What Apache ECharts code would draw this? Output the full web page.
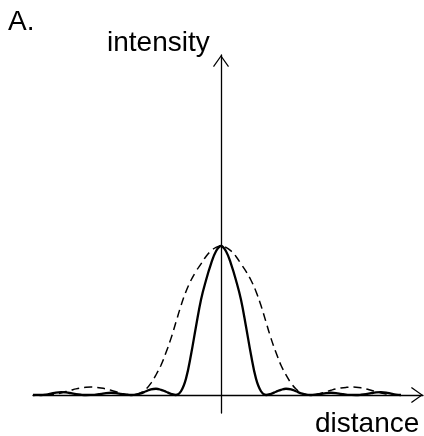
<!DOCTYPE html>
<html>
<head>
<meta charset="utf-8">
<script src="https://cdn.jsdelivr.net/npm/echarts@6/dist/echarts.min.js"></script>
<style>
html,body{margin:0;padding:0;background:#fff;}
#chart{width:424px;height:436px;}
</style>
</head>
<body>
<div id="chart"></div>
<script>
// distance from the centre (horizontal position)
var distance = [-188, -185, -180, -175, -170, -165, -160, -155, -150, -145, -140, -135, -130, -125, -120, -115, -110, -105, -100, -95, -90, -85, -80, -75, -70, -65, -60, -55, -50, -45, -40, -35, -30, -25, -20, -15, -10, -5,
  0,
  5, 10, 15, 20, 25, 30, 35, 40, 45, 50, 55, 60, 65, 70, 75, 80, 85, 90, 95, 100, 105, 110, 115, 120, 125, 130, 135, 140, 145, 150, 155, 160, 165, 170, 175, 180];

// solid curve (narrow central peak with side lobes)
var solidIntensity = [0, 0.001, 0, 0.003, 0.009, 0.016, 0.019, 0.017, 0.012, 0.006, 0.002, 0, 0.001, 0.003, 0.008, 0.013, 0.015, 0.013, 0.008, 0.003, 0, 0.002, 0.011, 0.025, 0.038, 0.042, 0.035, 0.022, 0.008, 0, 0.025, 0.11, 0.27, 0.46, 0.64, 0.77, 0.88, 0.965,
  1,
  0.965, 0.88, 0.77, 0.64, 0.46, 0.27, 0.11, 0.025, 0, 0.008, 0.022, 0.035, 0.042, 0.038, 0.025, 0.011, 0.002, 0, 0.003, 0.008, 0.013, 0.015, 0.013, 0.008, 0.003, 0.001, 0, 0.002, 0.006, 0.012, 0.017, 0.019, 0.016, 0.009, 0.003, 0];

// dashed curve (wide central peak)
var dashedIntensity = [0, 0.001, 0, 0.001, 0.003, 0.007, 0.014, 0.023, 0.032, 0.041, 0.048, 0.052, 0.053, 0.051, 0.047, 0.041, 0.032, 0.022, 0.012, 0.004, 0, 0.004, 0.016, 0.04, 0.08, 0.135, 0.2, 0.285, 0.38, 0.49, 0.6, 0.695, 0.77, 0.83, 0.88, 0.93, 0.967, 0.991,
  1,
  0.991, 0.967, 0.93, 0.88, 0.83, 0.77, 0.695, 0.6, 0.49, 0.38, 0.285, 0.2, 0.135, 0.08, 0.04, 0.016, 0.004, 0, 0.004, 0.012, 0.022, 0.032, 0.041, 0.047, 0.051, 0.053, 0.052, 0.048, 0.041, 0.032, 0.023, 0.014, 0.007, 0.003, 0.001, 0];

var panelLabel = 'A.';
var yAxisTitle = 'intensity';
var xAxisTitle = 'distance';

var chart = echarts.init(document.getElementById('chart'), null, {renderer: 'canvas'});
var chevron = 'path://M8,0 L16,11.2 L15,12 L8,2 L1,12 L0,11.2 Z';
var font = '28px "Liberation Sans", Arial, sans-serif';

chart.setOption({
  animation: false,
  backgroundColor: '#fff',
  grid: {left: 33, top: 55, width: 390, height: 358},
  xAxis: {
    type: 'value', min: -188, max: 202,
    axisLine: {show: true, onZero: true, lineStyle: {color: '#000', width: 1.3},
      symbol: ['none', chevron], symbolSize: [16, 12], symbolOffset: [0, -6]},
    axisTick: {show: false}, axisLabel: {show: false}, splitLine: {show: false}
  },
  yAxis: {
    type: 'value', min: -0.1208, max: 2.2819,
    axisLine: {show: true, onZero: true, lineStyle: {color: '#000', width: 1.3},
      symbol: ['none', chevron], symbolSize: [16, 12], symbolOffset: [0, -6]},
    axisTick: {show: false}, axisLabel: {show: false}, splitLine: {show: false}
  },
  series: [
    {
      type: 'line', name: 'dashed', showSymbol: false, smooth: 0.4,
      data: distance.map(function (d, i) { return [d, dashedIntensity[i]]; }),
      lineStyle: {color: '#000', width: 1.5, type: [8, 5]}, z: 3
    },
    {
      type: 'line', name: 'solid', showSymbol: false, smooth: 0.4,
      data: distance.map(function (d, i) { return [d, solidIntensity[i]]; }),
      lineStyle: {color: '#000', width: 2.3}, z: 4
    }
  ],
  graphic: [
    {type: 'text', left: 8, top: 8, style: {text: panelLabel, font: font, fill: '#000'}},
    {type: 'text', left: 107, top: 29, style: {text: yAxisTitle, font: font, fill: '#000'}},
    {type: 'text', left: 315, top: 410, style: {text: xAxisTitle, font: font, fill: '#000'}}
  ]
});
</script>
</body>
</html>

---

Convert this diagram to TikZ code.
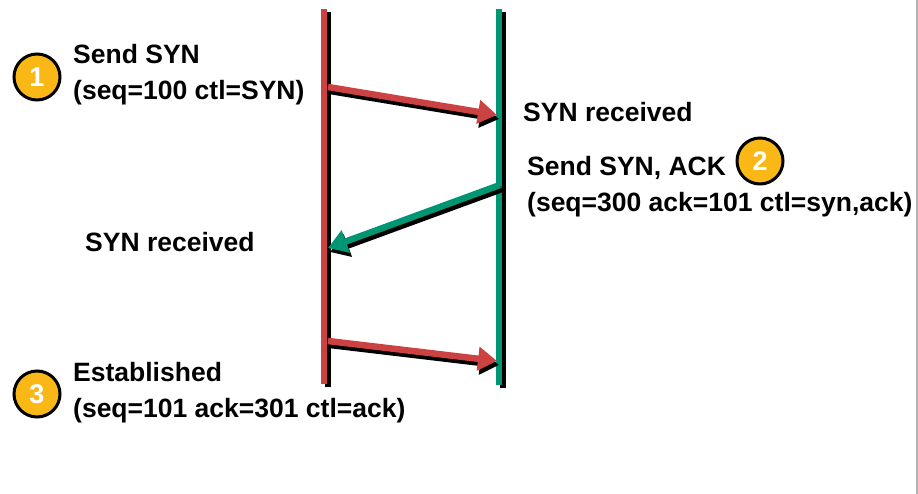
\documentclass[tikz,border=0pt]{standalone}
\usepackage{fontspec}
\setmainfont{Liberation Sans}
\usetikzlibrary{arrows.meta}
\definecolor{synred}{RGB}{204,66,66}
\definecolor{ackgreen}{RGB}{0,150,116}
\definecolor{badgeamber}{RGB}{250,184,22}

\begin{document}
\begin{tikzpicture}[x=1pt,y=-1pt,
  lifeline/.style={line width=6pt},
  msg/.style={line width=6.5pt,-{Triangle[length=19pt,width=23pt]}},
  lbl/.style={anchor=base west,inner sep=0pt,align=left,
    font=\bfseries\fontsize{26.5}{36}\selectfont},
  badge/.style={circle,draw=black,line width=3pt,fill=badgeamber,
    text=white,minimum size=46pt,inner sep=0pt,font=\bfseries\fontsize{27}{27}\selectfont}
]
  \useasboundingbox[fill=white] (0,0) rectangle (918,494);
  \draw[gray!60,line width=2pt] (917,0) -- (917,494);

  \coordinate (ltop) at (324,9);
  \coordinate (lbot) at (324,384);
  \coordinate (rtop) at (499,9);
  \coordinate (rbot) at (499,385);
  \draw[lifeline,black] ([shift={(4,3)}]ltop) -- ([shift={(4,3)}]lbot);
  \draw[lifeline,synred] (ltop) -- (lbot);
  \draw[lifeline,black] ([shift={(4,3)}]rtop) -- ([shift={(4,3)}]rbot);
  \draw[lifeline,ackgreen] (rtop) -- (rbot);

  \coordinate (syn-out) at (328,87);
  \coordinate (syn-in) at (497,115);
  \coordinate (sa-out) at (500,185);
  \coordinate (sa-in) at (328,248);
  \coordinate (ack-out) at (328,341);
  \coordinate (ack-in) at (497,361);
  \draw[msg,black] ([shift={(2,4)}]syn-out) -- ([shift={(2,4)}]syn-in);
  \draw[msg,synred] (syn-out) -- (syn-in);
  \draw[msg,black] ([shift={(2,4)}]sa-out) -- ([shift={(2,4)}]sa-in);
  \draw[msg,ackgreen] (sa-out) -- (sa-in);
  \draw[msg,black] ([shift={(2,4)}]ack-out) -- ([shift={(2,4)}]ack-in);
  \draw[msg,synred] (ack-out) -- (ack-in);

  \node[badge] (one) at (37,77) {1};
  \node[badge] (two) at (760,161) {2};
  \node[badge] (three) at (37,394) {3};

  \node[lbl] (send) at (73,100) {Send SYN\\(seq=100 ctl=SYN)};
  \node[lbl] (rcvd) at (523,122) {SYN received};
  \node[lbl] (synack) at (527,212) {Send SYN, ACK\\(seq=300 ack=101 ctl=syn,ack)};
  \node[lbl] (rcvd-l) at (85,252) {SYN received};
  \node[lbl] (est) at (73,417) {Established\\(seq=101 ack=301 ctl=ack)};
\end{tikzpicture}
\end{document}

--

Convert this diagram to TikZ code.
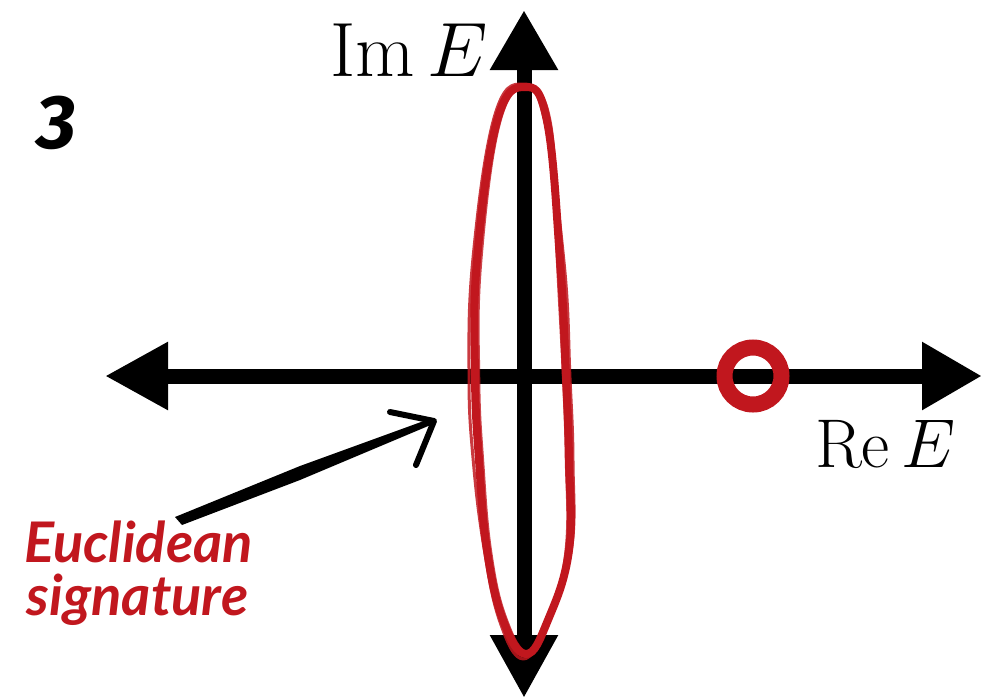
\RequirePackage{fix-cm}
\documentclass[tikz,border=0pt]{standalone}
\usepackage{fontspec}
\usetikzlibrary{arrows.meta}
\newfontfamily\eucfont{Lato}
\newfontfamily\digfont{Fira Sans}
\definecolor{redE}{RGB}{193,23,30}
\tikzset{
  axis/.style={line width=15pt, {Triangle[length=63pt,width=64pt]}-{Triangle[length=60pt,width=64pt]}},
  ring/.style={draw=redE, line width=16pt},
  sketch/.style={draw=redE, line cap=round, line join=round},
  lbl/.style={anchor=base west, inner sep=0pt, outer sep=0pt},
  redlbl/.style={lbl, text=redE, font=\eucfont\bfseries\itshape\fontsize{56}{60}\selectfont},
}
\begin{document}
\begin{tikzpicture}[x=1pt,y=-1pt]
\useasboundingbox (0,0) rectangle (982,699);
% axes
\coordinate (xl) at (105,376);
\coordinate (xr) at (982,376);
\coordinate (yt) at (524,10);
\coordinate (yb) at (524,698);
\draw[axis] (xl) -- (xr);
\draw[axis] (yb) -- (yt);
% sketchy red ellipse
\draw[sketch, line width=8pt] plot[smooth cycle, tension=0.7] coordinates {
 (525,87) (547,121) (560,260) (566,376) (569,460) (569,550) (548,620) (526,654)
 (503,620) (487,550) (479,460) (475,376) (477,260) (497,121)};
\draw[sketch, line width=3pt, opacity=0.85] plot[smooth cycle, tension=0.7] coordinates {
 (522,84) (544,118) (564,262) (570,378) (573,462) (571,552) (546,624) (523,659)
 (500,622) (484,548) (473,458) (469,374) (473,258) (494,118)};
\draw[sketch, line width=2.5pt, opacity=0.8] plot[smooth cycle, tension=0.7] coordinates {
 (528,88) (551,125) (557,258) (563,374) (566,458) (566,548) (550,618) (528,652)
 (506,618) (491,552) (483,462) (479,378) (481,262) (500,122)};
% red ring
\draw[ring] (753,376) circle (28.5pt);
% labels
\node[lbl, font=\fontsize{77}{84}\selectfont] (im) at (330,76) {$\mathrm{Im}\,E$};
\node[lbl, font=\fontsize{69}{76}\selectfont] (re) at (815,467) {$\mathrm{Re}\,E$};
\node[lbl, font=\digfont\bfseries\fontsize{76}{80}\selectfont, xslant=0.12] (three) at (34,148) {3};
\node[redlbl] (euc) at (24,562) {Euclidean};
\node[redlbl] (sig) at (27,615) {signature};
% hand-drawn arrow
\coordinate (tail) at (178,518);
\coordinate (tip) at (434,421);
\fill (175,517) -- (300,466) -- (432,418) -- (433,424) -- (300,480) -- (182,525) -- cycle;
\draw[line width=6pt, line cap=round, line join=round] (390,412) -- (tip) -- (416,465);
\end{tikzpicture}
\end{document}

## Goal of the exercise
Above are some records; quote exactly and only the lines that begin at the line containing "What Apache ECharts" and stop after the line containing "0.009, 0.003, 0];", leaving out the pictures.

## Task answer
What Apache ECharts code would draw this? Output the full web page.
<!DOCTYPE html>
<html>
<head>
<meta charset="utf-8">
<script src="https://cdn.jsdelivr.net/npm/echarts@6/dist/echarts.min.js"></script>
<style>
html,body{margin:0;padding:0;background:#fff;}
#chart{width:424px;height:436px;}
</style>
</head>
<body>
<div id="chart"></div>
<script>
// distance from the centre (horizontal position)
var distance = [-188, -185, -180, -175, -170, -165, -160, -155, -150, -145, -140, -135, -130, -125, -120, -115, -110, -105, -100, -95, -90, -85, -80, -75, -70, -65, -60, -55, -50, -45, -40, -35, -30, -25, -20, -15, -10, -5,
  0,
  5, 10, 15, 20, 25, 30, 35, 40, 45, 50, 55, 60, 65, 70, 75, 80, 85, 90, 95, 100, 105, 110, 115, 120, 125, 130, 135, 140, 145, 150, 155, 160, 165, 170, 175, 180];

// solid curve (narrow central peak with side lobes)
var solidIntensity = [0, 0.001, 0, 0.003, 0.009, 0.016, 0.019, 0.017, 0.012, 0.006, 0.002, 0, 0.001, 0.003, 0.008, 0.013, 0.015, 0.013, 0.008, 0.003, 0, 0.002, 0.011, 0.025, 0.038, 0.042, 0.035, 0.022, 0.008, 0, 0.025, 0.11, 0.27, 0.46, 0.64, 0.77, 0.88, 0.965,
  1,
  0.965, 0.88, 0.77, 0.64, 0.46, 0.27, 0.11, 0.025, 0, 0.008, 0.022, 0.035, 0.042, 0.038, 0.025, 0.011, 0.002, 0, 0.003, 0.008, 0.013, 0.015, 0.013, 0.008, 0.003, 0.001, 0, 0.002, 0.006, 0.012, 0.017, 0.019, 0.016, 0.009, 0.003, 0];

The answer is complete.